The request: Print word for word the first line of the listing below and every line after it, through the line with "Chart.register(...registerables);". Leave out the pictures and the rest.

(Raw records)
## Start
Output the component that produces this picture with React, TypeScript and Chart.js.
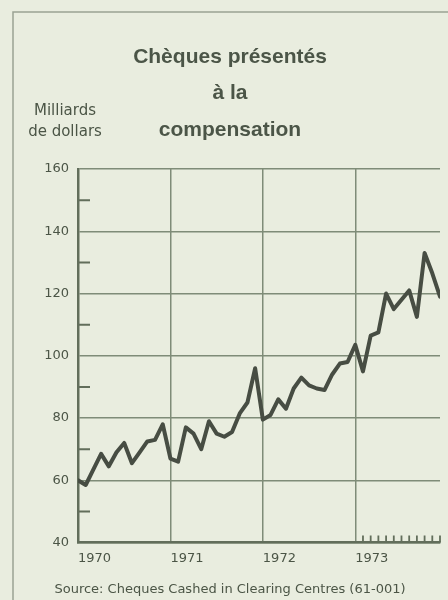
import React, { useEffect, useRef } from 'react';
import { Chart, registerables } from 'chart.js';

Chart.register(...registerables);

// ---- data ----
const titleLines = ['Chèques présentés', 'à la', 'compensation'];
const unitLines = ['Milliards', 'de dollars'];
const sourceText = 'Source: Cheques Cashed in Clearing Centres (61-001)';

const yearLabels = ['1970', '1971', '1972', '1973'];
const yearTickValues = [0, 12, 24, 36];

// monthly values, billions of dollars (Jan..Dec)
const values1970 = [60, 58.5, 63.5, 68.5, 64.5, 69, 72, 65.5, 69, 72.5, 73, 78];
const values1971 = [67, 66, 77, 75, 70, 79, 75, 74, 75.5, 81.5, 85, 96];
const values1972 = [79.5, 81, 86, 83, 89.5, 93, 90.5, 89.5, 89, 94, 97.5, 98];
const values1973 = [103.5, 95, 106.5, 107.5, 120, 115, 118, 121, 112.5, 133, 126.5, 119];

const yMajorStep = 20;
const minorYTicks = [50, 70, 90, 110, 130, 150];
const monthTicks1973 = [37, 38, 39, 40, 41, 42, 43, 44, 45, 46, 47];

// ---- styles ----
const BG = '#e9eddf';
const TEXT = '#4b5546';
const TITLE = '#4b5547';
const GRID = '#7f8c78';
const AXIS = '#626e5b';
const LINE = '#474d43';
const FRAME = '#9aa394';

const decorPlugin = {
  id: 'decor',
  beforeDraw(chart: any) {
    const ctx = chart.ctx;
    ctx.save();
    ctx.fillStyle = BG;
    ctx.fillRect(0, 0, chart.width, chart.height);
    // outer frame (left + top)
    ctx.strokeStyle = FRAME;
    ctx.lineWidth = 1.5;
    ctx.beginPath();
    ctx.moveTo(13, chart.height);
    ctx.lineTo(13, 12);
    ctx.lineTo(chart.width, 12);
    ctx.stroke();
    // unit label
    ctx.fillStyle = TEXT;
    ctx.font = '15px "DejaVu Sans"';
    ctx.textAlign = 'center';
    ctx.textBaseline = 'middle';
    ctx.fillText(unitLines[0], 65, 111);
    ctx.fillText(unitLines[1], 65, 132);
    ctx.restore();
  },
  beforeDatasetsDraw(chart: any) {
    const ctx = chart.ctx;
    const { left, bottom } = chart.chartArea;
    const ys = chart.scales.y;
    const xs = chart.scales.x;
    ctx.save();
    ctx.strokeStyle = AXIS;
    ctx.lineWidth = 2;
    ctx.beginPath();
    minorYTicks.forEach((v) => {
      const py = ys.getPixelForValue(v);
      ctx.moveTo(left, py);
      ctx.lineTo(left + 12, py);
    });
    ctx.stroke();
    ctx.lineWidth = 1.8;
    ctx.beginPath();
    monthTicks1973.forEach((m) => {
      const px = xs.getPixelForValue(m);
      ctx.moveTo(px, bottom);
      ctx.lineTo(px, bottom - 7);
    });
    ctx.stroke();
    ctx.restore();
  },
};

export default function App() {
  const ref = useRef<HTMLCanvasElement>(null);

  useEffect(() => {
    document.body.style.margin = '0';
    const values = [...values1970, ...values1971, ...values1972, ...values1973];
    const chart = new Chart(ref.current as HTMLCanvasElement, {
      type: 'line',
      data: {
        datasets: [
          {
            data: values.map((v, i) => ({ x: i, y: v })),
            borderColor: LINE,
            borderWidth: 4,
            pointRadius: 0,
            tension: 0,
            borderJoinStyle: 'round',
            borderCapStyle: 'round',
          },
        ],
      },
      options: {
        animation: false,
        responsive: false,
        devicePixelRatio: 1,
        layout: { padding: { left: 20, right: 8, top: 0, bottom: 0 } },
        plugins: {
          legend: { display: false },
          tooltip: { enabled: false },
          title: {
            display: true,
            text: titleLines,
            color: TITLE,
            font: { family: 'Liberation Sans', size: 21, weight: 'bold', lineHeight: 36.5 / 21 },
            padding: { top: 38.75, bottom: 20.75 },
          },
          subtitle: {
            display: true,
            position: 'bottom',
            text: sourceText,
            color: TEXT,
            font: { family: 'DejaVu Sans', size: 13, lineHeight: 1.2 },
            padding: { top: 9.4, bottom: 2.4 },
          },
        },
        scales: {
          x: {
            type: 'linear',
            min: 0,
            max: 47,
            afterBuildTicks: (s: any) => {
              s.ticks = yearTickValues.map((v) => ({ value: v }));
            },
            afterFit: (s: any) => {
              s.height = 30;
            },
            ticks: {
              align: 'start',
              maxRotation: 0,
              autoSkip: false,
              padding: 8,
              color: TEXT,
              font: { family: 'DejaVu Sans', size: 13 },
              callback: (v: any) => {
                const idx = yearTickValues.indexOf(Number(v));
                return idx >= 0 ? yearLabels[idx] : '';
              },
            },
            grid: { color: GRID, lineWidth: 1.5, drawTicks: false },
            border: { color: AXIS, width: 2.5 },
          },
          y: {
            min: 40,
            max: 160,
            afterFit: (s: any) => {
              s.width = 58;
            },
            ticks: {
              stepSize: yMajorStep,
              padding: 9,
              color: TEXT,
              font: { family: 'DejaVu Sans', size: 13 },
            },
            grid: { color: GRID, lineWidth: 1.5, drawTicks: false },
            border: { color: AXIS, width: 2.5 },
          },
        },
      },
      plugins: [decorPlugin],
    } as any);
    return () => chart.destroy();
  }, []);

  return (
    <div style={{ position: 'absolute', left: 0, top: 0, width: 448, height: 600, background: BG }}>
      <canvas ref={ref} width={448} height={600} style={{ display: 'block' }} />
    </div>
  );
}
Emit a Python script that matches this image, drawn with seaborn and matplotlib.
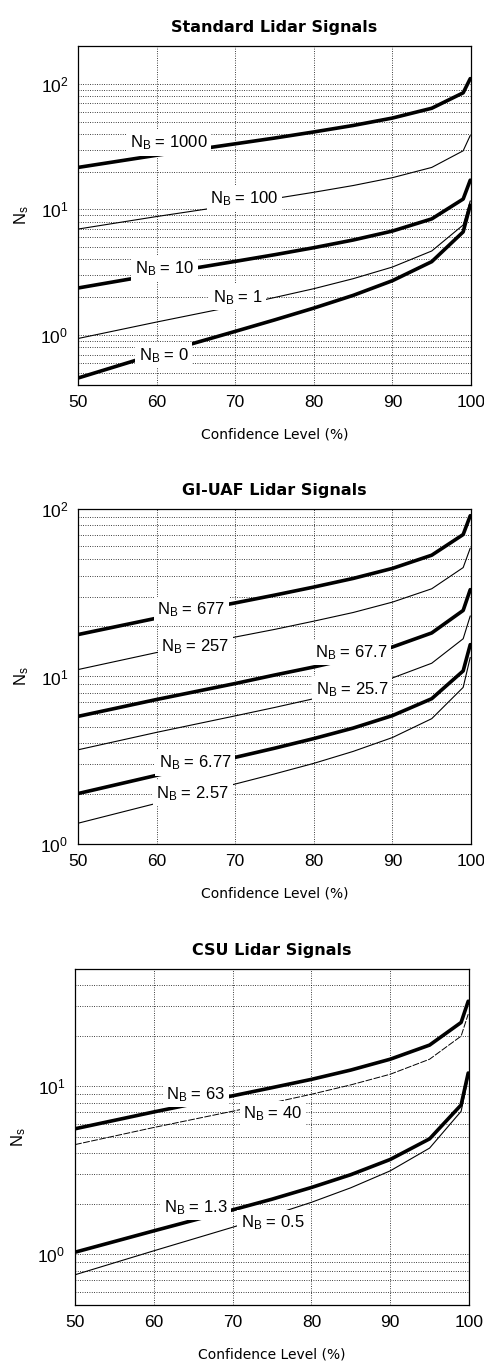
## End
The completed task:
Output the component that produces this picture with React, TypeScript and Chart.js.
import React, { useEffect, useRef } from 'react';
import { Chart, registerables } from 'chart.js';

Chart.register(...registerables);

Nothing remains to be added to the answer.